La routine continue, un gros déjeuner végétarien copieux, du travail manuel qui est quand même vivifiant et aidé par quelques poffes d’un joint collectif qui se matérialise parfois, gracieuseté de Thiago, une baignade pour rincer la crasse, et un après-midi à chiller ou à se promener. Je prends l’habitude, avec Raphaël et les autres, d’aller faire un tour au village d’où les ouvriers péruviens viennent, à une vingtaines de minutes de marche via un sentier étroit et sinistre. C’est pas mal juste quelques cabines autour d’une clairière, avec un petit building à un étage qui sert d’école, et un terrain de soccer au milieu. On y passe pas mal de temps, à jaser avec les vieillards, jouer avec les enfants, et aussi jouer des games de soccer plutôt endiablées. Avec Raphaël le Breton, Pedro l’Argentin et la gang d’hommes de la forêt qui doivent jouer assez souvent, je dois être le plus mauvais de tous les joueurs adultes, mais j’arrive quand même à me rendre utile à la défense.
Je demande à une des petites filles pourquoi elle est pas à l’école, elle me dit que le prof vient à tous les deux jours (je présume que le reste du temps il va à un autre village éloigné) mais que là ça fait une semaine qu’il est pas venu. Elle a un livre avec des devoirs d’écriture et de lecture dedans, et je l’aide avec ça, mon espagnol est pouiche mais quand même assez haut pour me démerder dans mes transactions de voyageur, avoir des conversations simples, et plus que suffisant pour aider une petite fille à lire des mots dans un cahier. Si j’étais là plus longtemps j’irais à chaque jour leur donner un petit coup de main.

La semaine continue, et avec la chaleur, les bébittes et le travail assez ardu, le moral baisse et des conflits commencent à émerger. La moitié de la gang est francophone, avec des Français, une Belge, une Suisseuse et moi, et un des autres se plaint à un moment donné qu’on est toujours en train de papoter ensemble et ils se sentent exclus. Et le soir, on joue aux cartes, le plus souvent au trou d’cul, que les Latinos appellent presidente. De ce que je rappelle des règles de ce jeu, quand on jouait au cégep, le trouduc perdait ses deux meilleures cartes, mais pouvait “geler” la game en mettant une carte égale au lieu d’une supérieure quand c’était son tour. Mais avec leurs règles à eux, il y a pas cette stipulation, alors le trouduc reste trouduc continuellement à moins d’un miracle, même chose pour le président, et j’exprime à un moment donné que c’est une règle conne de pénaliser ceux qui sont probablement les moins habiles à naviguer la stratégie sans aucun avantage en retour, et de récompenser avec un meilleur deck de cartes ceux qui jouent souvent. Quiconque a le droit de pas être d’accord, mais au lieu de s’astiner avec moi sur le spot, un de ces mange-mardes est allé se plaindre à Thiago comme quoi je causais du drama. Ça m’a mis un peu en tabarnak.
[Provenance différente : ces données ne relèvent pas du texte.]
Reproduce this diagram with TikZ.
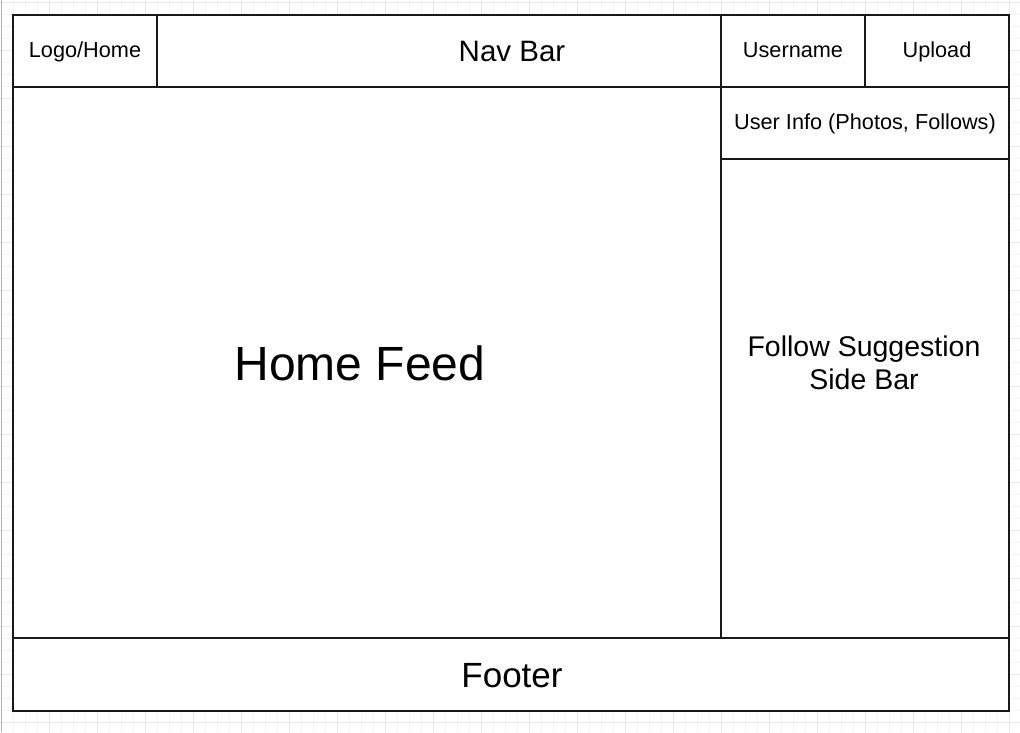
\documentclass[tikz,border=0pt]{standalone}
\usepackage{fontspec}
\setmainfont{Liberation Sans}
\definecolor{gridminor}{HTML}{F4F4F4}
\definecolor{gridmajor}{HTML}{E8E8E8}
\definecolor{edge}{HTML}{1A1A1A}
\tikzset{
  box/.style={draw=edge, line width=1.2pt, fill=white},
  lbl/.style={inner sep=0pt, align=center, text=black, anchor=base},
  small/.style={lbl, font=\fontsize{21.7}{25}\selectfont},
  mid/.style={lbl, font=\fontsize{29.5}{33}\selectfont},
  side/.style={lbl, font=\fontsize{28.5}{33}\selectfont},
  foot/.style={lbl, font=\fontsize{35}{40}\selectfont},
  big/.style={lbl, font=\fontsize{48}{56}\selectfont},
}
\begin{document}
\begin{tikzpicture}[x=1pt,y=-1pt]
\useasboundingbox (0,0) rectangle (1020,732);
\fill[white] (0,0) rectangle (1020,732);
% grid
\foreach \i in {0,...,85} {\draw[gridminor, line width=0.8pt] (1+12*\i,0) -- (1+12*\i,732);}
\foreach \i in {0,...,61} {\draw[gridminor, line width=0.8pt] (0,2+12*\i) -- (1020,2+12*\i);}
\foreach \i in {0,...,21} {\draw[gridmajor, line width=0.8pt] (1+48*\i,0) -- (1+48*\i,732);}
\foreach \i in {0,...,15} {\draw[gridmajor, line width=0.8pt] (0,2+48*\i) -- (1020,2+48*\i);}
\draw[gray!60, line width=1pt] (1.5,0) -- (1.5,732);
% boxes
\draw[box] (13,87) rectangle (721,638);
\draw[box] (721,87) rectangle (1009,638);
\draw[box] (721,87) rectangle (1009,159);
\draw[box] (13,638) rectangle (1009,711);
\draw[box] (13,15) rectangle (157,87);
\draw[box] (157,15) rectangle (721,87);
\draw[box] (721,15) rectangle (865,87);
\draw[box] (865,15) rectangle (1009,87);
% labels
\node[small] (logo) at (85,57.2) {Logo/Home};
\node[mid] (nav) at (512,61.8) {Nav Bar};
\node[small] (user) at (793,57.2) {Username};
\node[small] (upload) at (937,57.2) {Upload};
\node[small] (info) at (865,129.2) {User Info (Photos, Follows)};
\node[big] (feed) at (360,380.2) {Home Feed};
\node[side] (sidebar) at (864,389) {Follow Suggestion\\Side Bar};
\node[foot] (footer) at (512,687.5) {Footer};
\end{tikzpicture}
\end{document}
Pis du côté du travail, c’est pas mieux. Un moment donné, Raphaël propose de pas prendre de break en milieu de matinée, et ainsi de finir une demi-heure plus tôt et d’éviter la chaleur assez accablante qui arrive vers la fin de notre shift. Raisonnable, non? Encore une fois, il y a moyen d’être en désaccord, mais la façon condescendante qu’il se fait refuser implique qu’on est paresseux. La copine de Thiago fait particulièrement chier, elle qui fait jamais rien de plus difficile que de ramasser des petites branches alors qu’on est là à charrier des fucking sacs de sable de 100 livres, et ose faire des petits commentaires désobligeants de même. Heille sti. Surtout qu’on est pas là pour une organisation philanthropique, mais en train de bâtir un hôtel pour une gang de Français, et que dans le futur ils vont charger des centaines de piasses à des riches touristes pour une retraite dans la nature ou je sais pas quoi, alors ouin qu’ils mangent de la marde, si ils veulent pas traiter leurs bénévoles avec un petit peu de respect.

Donc c’est sur une note un peu sûrette que la semaine se termine. Mais bon, ça en prend plus que ça pour me déprimer, et l’expérience a été positive en tout et pour tout. En tout cas je suis pas fâché de retourner à Iquitos, qui m’avait paru comme un bled insignifiant une semaine auparavant mais là semble être le summum de la civilisation, après les maringouins, l’humidité, la chaleur et les anacondas. Le lendemain on prend le speedboat vers la ville jumelle de Leticia-Tabatinga, dans un no man’s land entre le Brésil et la Colombie.